えーーーーー!お父さん厳しすぎるよ。メールも電話もだめってそりゃないでしょう。

この時たぶん高2の冬でまだ1年以上あります。高3の冬だったらまだわかりますよ。

高校生だったら恋愛してお付き合いとかするもんでしょ。それをやっちゃダメって言ってるってことで、そんなのかわいそすぎる。高校生はお付き合いしちゃいけないのかよ。Hしちゃだめとかと違うよ。全く連絡もとらせないって非情でしょう。

しかもお父さん、この時初めて篤郎に会ったわけじゃなくて、新潟ですぐ隣に住んでて家族ぐるみでお付き合いがあったみたいだから何度も会ってるはず(少なくとも2回は会ってる)。新菜が毎日のように篤郎の家に通ってたら、年の差があるから幼い恋心とは思ってたとしても気付いててもおかしくない状況なのに。それなのにその反応って酷すぎない?お父さん。

 

そして大学合格してもまだ遠距離が続くんだよね、卒業まで。北海道よりは近くなるけどさ。高校、大学って一番恋愛してうかれたい時期にそれが思うようにできないって、新菜がかわいそうすぎる。相手がいるのに。なんで東京の大学?ほんとに理解できない。そんな恋愛したい時期に相手がいるのに一緒にいれないなんて。

ほんとになんでなのって思いました。一緒にいさせてあげればいいじゃない。なんでそんな話の展開にしたんだろう。ただ切なくしたいためだけに、お父さんをきびしくさせ、東京の大学にして、離れ離れにさせてるんじゃないの?って感じがしました。

 

でも、ここからは時が飛ぶように過ぎていきます。

大学受験で東京に行った時、どうしても会いたくなってしまい、篤郎に会いに行ってしまいます。次は篤郎が大事な挨拶をしに新菜の両親に会いに行くというシーン。恐らく結婚の挨拶だと思います。ここから篤郎は髪が短くなり、挨拶に行くからちゃんとした身なりと話しているけど、この後のシーンではずっとこの短い髪型のままです。ちょっと長めの方がかっこよくてよかったのに・・・。

次はもう結婚式のシーンです。
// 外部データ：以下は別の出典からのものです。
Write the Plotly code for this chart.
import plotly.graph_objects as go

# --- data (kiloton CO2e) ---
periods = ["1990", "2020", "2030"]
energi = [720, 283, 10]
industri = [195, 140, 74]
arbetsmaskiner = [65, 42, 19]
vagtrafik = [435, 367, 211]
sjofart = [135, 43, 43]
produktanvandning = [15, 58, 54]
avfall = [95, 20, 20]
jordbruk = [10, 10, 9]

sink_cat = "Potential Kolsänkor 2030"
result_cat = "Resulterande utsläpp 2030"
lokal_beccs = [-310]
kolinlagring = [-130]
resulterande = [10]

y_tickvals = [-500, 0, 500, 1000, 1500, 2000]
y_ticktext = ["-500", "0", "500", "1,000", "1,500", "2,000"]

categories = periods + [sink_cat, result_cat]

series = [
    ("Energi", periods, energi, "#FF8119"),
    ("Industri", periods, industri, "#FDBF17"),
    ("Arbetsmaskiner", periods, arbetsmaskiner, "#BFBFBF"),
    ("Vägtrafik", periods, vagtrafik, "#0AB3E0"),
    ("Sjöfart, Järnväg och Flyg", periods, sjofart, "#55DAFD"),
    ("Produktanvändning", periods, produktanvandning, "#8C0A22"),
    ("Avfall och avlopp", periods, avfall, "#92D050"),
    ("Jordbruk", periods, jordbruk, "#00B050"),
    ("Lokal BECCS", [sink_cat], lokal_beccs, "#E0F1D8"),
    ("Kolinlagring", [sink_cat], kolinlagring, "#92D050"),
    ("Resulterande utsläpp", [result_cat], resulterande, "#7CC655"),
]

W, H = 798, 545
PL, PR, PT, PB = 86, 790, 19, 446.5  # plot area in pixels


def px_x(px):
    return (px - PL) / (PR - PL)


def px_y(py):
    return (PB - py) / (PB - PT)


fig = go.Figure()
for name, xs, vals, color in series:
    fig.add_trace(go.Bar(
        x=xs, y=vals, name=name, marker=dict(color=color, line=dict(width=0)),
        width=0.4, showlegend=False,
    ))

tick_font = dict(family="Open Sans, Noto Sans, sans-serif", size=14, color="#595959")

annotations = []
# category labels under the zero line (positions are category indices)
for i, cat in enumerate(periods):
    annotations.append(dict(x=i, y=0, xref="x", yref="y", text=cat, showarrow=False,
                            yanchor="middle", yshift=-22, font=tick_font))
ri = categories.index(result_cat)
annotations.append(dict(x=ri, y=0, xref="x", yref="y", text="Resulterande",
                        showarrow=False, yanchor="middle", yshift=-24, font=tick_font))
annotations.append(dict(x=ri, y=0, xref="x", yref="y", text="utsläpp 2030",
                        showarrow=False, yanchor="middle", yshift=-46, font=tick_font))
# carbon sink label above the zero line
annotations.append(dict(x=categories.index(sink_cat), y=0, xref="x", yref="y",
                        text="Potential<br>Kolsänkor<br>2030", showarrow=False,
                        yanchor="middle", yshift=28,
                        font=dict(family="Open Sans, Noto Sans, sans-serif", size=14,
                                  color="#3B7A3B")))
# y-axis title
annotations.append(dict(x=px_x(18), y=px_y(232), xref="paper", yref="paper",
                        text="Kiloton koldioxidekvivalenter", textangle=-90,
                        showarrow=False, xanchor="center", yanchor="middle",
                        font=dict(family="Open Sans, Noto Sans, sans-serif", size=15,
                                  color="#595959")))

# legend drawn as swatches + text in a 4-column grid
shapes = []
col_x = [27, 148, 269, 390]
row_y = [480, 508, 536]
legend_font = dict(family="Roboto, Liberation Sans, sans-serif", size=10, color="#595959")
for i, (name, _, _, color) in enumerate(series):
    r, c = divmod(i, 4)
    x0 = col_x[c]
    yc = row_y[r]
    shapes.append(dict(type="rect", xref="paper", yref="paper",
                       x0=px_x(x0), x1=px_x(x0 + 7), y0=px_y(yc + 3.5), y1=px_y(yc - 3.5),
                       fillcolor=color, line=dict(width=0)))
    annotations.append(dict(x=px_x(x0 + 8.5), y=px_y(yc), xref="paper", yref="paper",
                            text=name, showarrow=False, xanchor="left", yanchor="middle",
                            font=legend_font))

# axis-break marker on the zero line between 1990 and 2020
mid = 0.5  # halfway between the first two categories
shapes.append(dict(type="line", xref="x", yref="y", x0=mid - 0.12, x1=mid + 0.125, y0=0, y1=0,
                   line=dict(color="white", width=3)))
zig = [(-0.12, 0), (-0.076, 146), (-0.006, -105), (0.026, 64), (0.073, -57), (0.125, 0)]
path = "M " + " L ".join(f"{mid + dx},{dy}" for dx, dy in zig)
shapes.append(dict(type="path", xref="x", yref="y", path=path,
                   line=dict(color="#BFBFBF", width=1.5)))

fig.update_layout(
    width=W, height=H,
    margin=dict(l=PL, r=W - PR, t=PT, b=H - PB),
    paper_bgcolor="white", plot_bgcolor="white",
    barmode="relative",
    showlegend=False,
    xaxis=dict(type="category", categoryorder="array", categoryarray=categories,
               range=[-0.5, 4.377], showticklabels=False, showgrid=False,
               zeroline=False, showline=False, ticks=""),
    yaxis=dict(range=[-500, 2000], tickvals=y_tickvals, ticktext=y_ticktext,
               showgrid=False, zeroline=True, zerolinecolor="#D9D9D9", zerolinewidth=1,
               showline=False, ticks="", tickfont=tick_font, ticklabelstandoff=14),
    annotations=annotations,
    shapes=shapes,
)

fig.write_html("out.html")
高校の時の友人が出てきて、新菜に片想いしていた男の子は出席できないようでこれから出勤と言っているので大学卒業してから?と思ってたけど、あの男の子は高校卒業後就職してたんだった。この結婚の時期が高校卒業後なのか、大学卒業後なのか、よくわかりませんが、たぶん大学卒業後なのかな。

 

そして千歳のお墓参り。新菜はずっと篤郎に言ってなかったこと(たぶん生まれ変わりのこと)があると言いますが、篤郎は新菜が最初に告白した時に言った言葉を覚えてるかと聞いてきて、「私は絶対あなたより先に死なないよ」「俺が聞きたい言葉はそれだけだよ」と言い、結局、新菜は前世を覚えていることを話しませんでした。

でも今までに何度か新菜が千歳の記憶があるから言えることを言ってしまっているのに篤郎が気付いているような描写があって、篤郎はなんとなくわかってるっぽいです。

そして次は小さい2人の子供と篤郎と新菜で、篤郎の家で食卓を囲む様子でオシマイです。

とにかく篤郎が超カッコよかった!(髪切る前)

そこが一番好きなとこ。あとはどうなるのか気になる程度にはそれなりにお話も面白かったと思う。ただ最後の方の意味なく離れ離れにさせる展開はいまいちだった。